> [What needs to be done] Below are entries. Give back exactly the lines from the one containing "Write the React, TypeScript" through the one containing "import * as d3 from 'd3';", inclusive, without the pictures.

> [The data]
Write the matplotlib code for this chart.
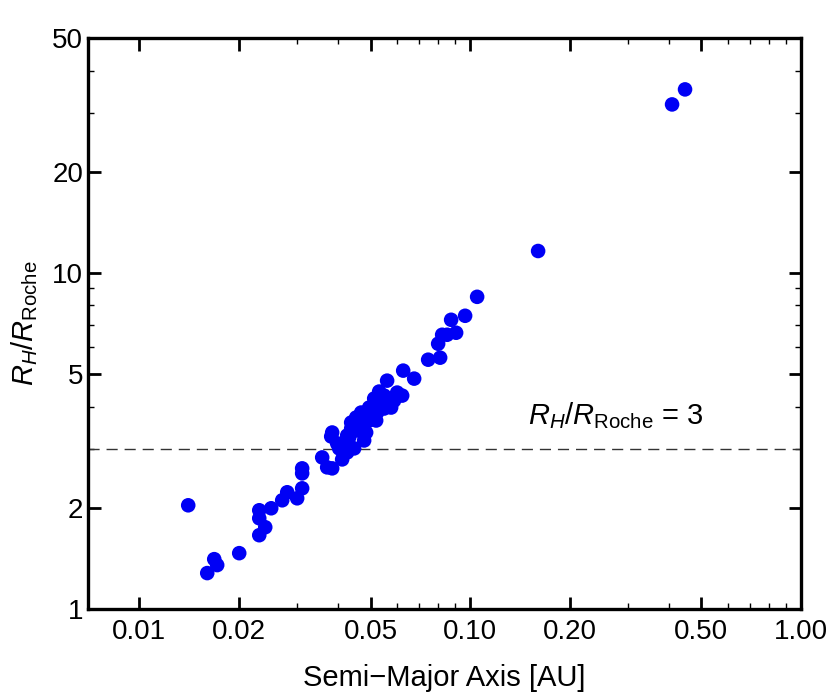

* * *

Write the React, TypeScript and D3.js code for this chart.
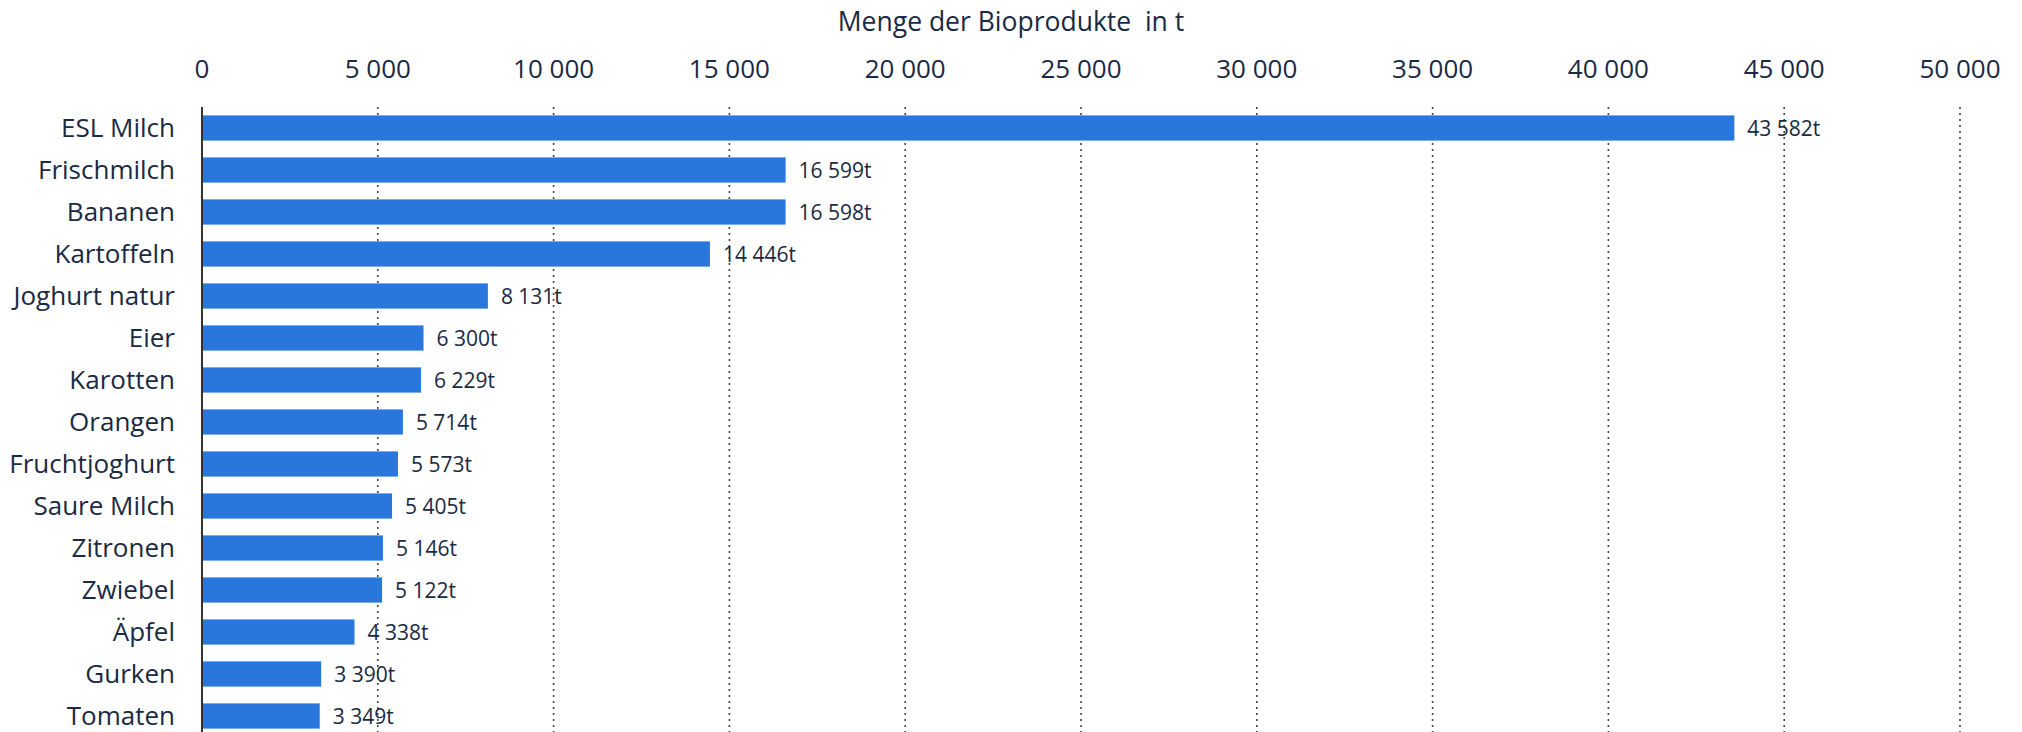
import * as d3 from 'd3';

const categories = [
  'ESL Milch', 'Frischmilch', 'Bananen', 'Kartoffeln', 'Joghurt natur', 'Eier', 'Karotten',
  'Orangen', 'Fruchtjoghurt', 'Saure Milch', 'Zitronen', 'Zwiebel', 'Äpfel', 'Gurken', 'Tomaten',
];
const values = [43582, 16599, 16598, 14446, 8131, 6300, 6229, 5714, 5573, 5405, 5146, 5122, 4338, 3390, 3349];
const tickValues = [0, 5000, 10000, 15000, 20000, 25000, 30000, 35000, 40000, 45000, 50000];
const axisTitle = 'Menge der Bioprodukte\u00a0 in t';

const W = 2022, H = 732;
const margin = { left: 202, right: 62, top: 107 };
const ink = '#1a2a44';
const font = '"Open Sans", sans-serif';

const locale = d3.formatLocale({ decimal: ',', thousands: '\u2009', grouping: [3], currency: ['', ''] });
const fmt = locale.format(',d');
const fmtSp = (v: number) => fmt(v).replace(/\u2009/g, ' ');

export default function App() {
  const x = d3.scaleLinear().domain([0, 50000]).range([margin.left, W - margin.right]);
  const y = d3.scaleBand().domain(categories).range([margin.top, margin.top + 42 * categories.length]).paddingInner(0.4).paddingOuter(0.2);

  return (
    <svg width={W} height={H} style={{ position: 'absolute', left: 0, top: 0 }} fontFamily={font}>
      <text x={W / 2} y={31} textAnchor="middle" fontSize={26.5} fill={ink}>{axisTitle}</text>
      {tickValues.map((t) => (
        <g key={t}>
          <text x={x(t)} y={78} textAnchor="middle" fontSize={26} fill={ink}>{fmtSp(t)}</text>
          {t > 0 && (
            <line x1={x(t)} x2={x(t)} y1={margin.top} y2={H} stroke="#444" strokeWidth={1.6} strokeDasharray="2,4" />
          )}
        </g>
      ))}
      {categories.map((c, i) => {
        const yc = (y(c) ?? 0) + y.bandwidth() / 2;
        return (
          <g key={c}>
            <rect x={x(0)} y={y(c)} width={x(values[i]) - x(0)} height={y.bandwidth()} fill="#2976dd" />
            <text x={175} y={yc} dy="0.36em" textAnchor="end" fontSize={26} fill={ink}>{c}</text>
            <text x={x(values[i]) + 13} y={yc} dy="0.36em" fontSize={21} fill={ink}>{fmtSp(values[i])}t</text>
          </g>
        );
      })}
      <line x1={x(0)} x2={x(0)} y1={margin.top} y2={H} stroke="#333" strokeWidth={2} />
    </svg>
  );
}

> [Written response]
Write the React, TypeScript and D3.js code for this chart.
import * as d3 from 'd3';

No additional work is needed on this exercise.